Americans are living longer than ever. The Centers for Disease Control and Prevention (CDC) predicted last week that the average American baby born in 2005 would live 77.9 years, up from 77.8 years in 2004 and 75.8 years in 1995. The increase is part of a decades-long surge in life expectancy, which was only 69.6 years in 1955. Women tend to live longer than men, with life expectancies of 80.8 years for white women and 76.5 years for black women. White men (at 75.7 years) and black men (at 69.6 years) lagged behind both groups. The CDC credited a downturn in death rates from heart disease, cancer, and stroke for the steady increase in American lifespans.

Crime

Hillary Clinton tried to turn a negative into a political positive last week, announcing that she would return $850,000 in donations that came from disgraced Democratic fundraiser Norman Hsu. Clinton made the announcement as Hsu, who during the previous week had been on the run from California authorities over a grand theft case, was being apprehended in Colorado. Clinton later said that if individual donors who had their donations "bundled" by Hsu wanted to give the returned money back to the campaign, she would accept it.

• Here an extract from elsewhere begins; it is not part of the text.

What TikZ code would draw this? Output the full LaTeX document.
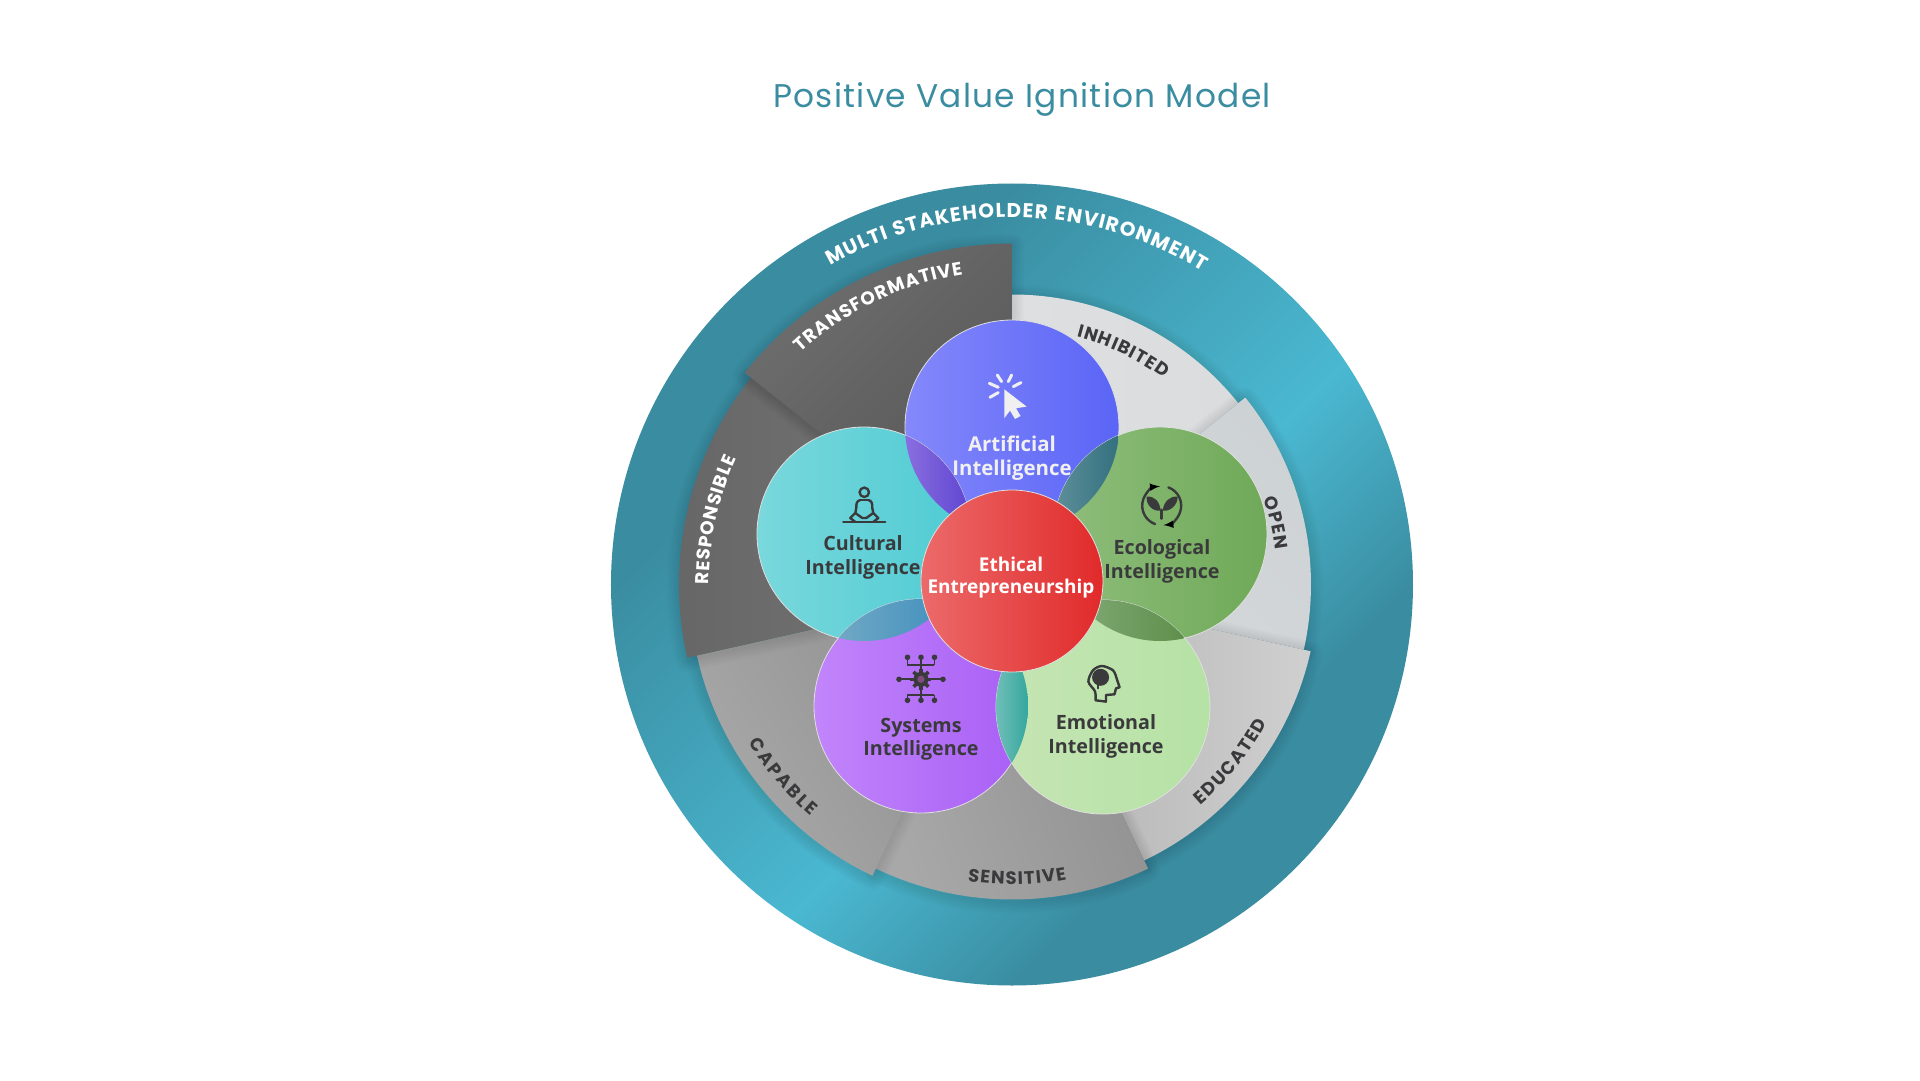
\documentclass[tikz,border=0pt]{standalone}
\usepackage{xcolor}
\usepackage{fontspec}
\setmainfont{Open Sans}
\newfontfamily\ringfont{Poppins}
\newfontfamily\titlefont[LetterSpace=4]{Poppins}
\usetikzlibrary{positioning, calc, decorations.text}
\definecolor{RingDark}{RGB}{58, 140, 160}
\definecolor{RingLight}{RGB}{74, 184, 209}
\definecolor{InkDark}{RGB}{58, 58, 60}
\pgfdeclarehorizontalshading{ringshade}{100bp}{color(0bp)=(RingDark); color(32bp)=(RingDark); color(55bp)=(RingLight); color(68bp)=(RingDark); color(100bp)=(RingDark)}
% one stepped wedge of the ring: radius, from, to, colours, angle
\newcommand{\ringsector}[6]{
    \foreach \w in {3,6,...,24} {
        \draw[black, opacity=0.013, line width=\w pt, line join=round, yshift=-2pt] (0,0) -- (#2:#1) arc[start angle=#2, end angle=#3, radius=#1] -- cycle;
    }
    \shade[left color=#4, right color=#5, shading angle=#6] (0,0) -- (#2:#1) arc[start angle=#2, end angle=#3, radius=#1] -- cycle;
}
% overlap of two circles: first, second, box corners, colours
\newcommand{\lens}[6]{
    \begin{scope}
        \clip (#1) circle (107);
        \clip (#2) circle (107);
        \shade[left color=#5, right color=#6] #3 rectangle #4;
    \end{scope}
}
\begin{document}
\begin{tikzpicture}[x=1pt, y=1pt]
    \tikzset{
        intel_circle/.style={circle, minimum size=214pt, inner sep=0pt, draw=white!75!gray, line width=0.8pt},
        intel_text/.style={font=\bfseries\fontsize{19.7}{23.5}\selectfont, align=center, text=InkDark},
        arc_text/.style n args={3}{decorate, decoration={text along path, text align={fit to path}, text color=#1, text={|\ringfont\bfseries\fontsize{#2}{#2}\selectfont|#3}}},
        icon_line/.style={draw=InkDark, line width=2.4pt, line cap=round, line join=round},
        ray_line/.style={draw=white!88!gray, line width=3pt, line cap=round}
    }
    \useasboundingbox (-1012,-495.5) rectangle (908,584.5);

    \node[font=\titlefont\fontsize{32.8}{36}\selectfont, text=RingDark] (title) at (10,485) {Positive Value Ignition Model};

    \shade[shading=ringshade, shading angle=-45] (0,0) circle (401);

    \ringsector{290}{38.7}{90}{{rgb,255:red,222;green,223;blue,225}}{{rgb,255:red,218;green,220;blue,222}}{90}
    \ringsector{299}{-12.6}{38.7}{{rgb,255:red,214;green,217;blue,219}}{{rgb,255:red,205;green,210;blue,212}}{135}
    \ringsector{306}{-64.4}{-12.6}{gray!62}{gray!37}{90}
    \ringsector{315}{-115.6}{-64.4}{gray!68}{gray!88}{110}
    \ringsector{323}{-167.3}{-115.6}{gray!68}{gray!90}{120}
    \ringsector{333}{141.6}{192.7}{black!60}{black!53}{90}
    \ringsector{341}{90}{141.6}{black!57}{black!67}{45}

    \path[arc_text={white}{20}{MULTI STAKEHOLDER ENVIRONMENT}] (119.7:367) arc[start angle=119.7, end angle=58.7, radius=367];
    \path[arc_text={white}{18.5}{TRANSFORMATIVE}] (132.3:314) arc[start angle=132.3, end angle=99, radius=314];
    \path[arc_text={white}{18.5}{RESPONSIBLE}] (180:303) arc[start angle=180, end angle=155.5, radius=303];
    \path[arc_text={InkDark}{18}{INHIBITED}] (75.4:256) arc[start angle=75.4, end angle=53.6, radius=256];
    \path[arc_text={InkDark}{18}{OPEN}] (18.8:266) arc[start angle=18.8, end angle=7.4, radius=266];
    \path[arc_text={InkDark}{18}{EDUCATED}] (310.5:290) arc[start angle=310.5, end angle=331.5, radius=290];
    \path[arc_text={InkDark}{18}{SENSITIVE}] (261.5:300) arc[start angle=261.5, end angle=280.5, radius=300];
    \path[arc_text={InkDark}{18}{CAPABLE}] (211:307) arc[start angle=211, end angle=229, radius=307];

    \node[intel_circle, left color={rgb,255:red,132;green,136;blue,251}, right color={rgb,255:red,90;green,101;blue,246}] (ai) at (0,157.5) {};
    \node[intel_circle, left color={rgb,255:red,121;green,216;blue,220}, right color={rgb,255:red,78;green,203;blue,211}] (cultural) at (-148,50.5) {};
    \node[intel_circle, left color={rgb,255:red,143;green,190;blue,124}, right color={rgb,255:red,111;green,169;blue,88}] (ecological) at (148,50.5) {};
    \node[intel_circle, left color={rgb,255:red,194;green,133;blue,251}, right color={rgb,255:red,168;green,94;blue,245}] (systems) at (-91,-121.5) {};
    \node[intel_circle, left color={rgb,255:red,198;green,229;blue,180}, right color={rgb,255:red,181;green,226;blue,165}] (emotional) at (91,-122.5) {};

    \lens{ai.center}{cultural.center}{(-107,30)}{(-41,160)}{{rgb,255:red,138;green,110;blue,224}}{{rgb,255:red,94;green,69;blue,208}}
    \lens{ai.center}{ecological.center}{(41,30)}{(107,160)}{{rgb,255:red,95;green,144;blue,154}}{{rgb,255:red,51;green,112;blue,127}}
    \lens{cultural.center}{systems.center}{(-173,-60)}{(-83,-10)}{{rgb,255:red,111;green,168;blue,196}}{{rgb,255:red,74;green,148;blue,191}}
    \lens{ecological.center}{emotional.center}{(83,-60)}{(172,-10)}{{rgb,255:red,122;green,165;blue,110}}{{rgb,255:red,95;green,143;blue,76}}
    \lens{systems.center}{emotional.center}{(-16,-200)}{(16,-40)}{{rgb,255:red,111;green,191;blue,184}}{{rgb,255:red,53;green,167;blue,158}}

    \node[circle, minimum size=182pt, inner sep=0pt, draw=white!75!gray, line width=0.8pt, left color={rgb,255:red,236;green,106;blue,106}, right color={rgb,255:red,225;green,42;blue,42}] (ethical) at (0,3.5) {};

    \node[intel_text, text=white!88!gray, font=\bfseries\fontsize{20.4}{23.5}\selectfont] (ai_text) at (0,126.5) {Artificial\\Intelligence};
    \node[intel_text] (cultural_text) at (-149,27) {Cultural\\Intelligence};
    \node[intel_text] (ecological_text) at (150,23) {Ecological\\Intelligence};
    \node[intel_text] (systems_text) at (-91,-154.5) {Systems\\Intelligence};
    \node[intel_text] (emotional_text) at (94,-152) {Emotional\\Intelligence};
    \node[intel_text, text=white, font=\bfseries\fontsize{19}{22.5}\selectfont] (ethical_text) at (-1,7) {Ethical\\Entrepreneurship};

    % cursor icon
    \begin{scope}[shift={(-7.7,195.2)}]
        \fill[white!88!gray] (0,0) -- (22.3,-17.3) -- (11.7,-19) -- (16.3,-26.7) -- (10.7,-29.7) -- (5.7,-21.3) -- (0,-29) -- cycle;
        \draw[ray_line] (-7,14.3) -- (-2.7,7.7);
        \draw[ray_line] (7.3,14.3) -- (4,7.7);
        \draw[ray_line] (16.7,6.7) -- (9,2.7);
        \draw[ray_line] (-15,6) -- (-6,2);
        \draw[ray_line] (-14.3,-8) -- (-6,-3.3);
    \end{scope}

    % meditation icon
    \begin{scope}[shift={(-147.7,62.5)}]
        \draw[icon_line] (-21,0) -- (21,0);
        \draw[icon_line] (0,29.7) circle (4.7);
        \draw[icon_line] (-4,22) .. controls (-8,21) and (-8,18) .. (-8,14) -- (-9,9) -- (-14,4) -- (-9,0);
        \draw[icon_line] (4,22) .. controls (8,21) and (8,18) .. (8,14) -- (9,9) -- (14,4) -- (9,0);
        \draw[icon_line] (-4,22) -- (4,22);
        \draw[icon_line] (-9,9) -- (-2,4) -- (2,4) -- (9,9);
    \end{scope}

    % leaf icon
    \begin{scope}[shift={(149.7,78.8)}]
        \draw[icon_line, -latex] (250:19.5) arc[start angle=250, end angle=95, radius=19.5];
        \draw[icon_line, -latex] (70:19.5) arc[start angle=70, end angle=-85, radius=19.5];
        \fill[InkDark] (-1,-5) .. controls (-2,4) and (-7,10) .. (-15,9) .. controls (-16,1) and (-9,-6) .. (-1,-5) -- cycle;
        \fill[InkDark] (1,-5) .. controls (2,4) and (8,10) .. (16,9) .. controls (16,1) and (9,-6) .. (1,-5) -- cycle;
        \draw[icon_line] (0,-4) -- (0,-13);
    \end{scope}

    % gear icon
    \begin{scope}[shift={(-91,-94.8)}]
        \foreach \a in {0,45,...,315} { \draw[draw=InkDark, line width=3.6pt] (\a:5) -- (\a:10.5); }
        \fill[InkDark] (0,0) circle (7.5);
        \fill[gray!60!violet] (0,0) circle (3.6);
        \draw[InkDark, line width=1.8pt] (-13.5,14.5) -- (13.5,14.5) (0,14.5) -- (0,9) (-13.5,22) -- (-13.5,14.5) (0,22) -- (0,14.5) (13.5,22) -- (13.5,14.5);
        \draw[InkDark, line width=1.8pt] (-13.5,-15.5) -- (13.5,-15.5) (0,-21) -- (0,-9) (-13.5,-21) -- (-13.5,-15.5) (13.5,-21) -- (13.5,-15.5);
        \draw[InkDark, line width=1.8pt] (-22,0) -- (-9,0) (9,0) -- (22,0);
        \foreach \px/\py in {-13.5/22, 0/22, 13.5/22, -13.5/-21, 0/-21, 13.5/-21, -22/0, 22/0} { \fill[InkDark] (\px,\py) circle (2.8); }
    \end{scope}

    % head icon
    \begin{scope}[shift={(92,-98.8)}]
        \draw[icon_line] plot[smooth] coordinates {(-8.4,-17) (-9,-8) (-15.6,1.7) (-11,13) (-2,17.3) (9,13) (12.6,5)} -- (15.6,-4) -- (12,-5) -- (10.5,-11) -- (2,-11.7) -- (2,-18.3) -- (-8.4,-17);
        \fill[InkDark] (-3.4,6) circle (8.5);
        \draw[icon_line] (-6,5) -- (-6,-5);
    \end{scope}
\end{tikzpicture}
\end{document}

The Hsu scandal drew attention to the legal practice of bundling small donations from individuals into a large donation by a group, a common way for grassroots groups to expand their influence. With proposals to regulate bundling emerging in Hsu's wake, some campaign finance experts worried that legislation would violate the freedom of association rights of small donors and restrict the activities of legitimate fundraisers.

Politics

The GOP campaign to regain control of the U.S. Senate in 2008 became more difficult last week as another incumbent Republican senator, Chuck Hagel of Nebraska, announced that he would not run for reelection. "I said after I was elected in 1996 that 12 years in the Senate would probably be enough," Hagel said, "and it is." GOP Sens. John Warner of Virginia and Wayne Allard of Colorado have also said that they would not run in '08. Democrat Mark Warner, the popular former governor of Virginia, announced last week that he would run for the retiring Warner's seat.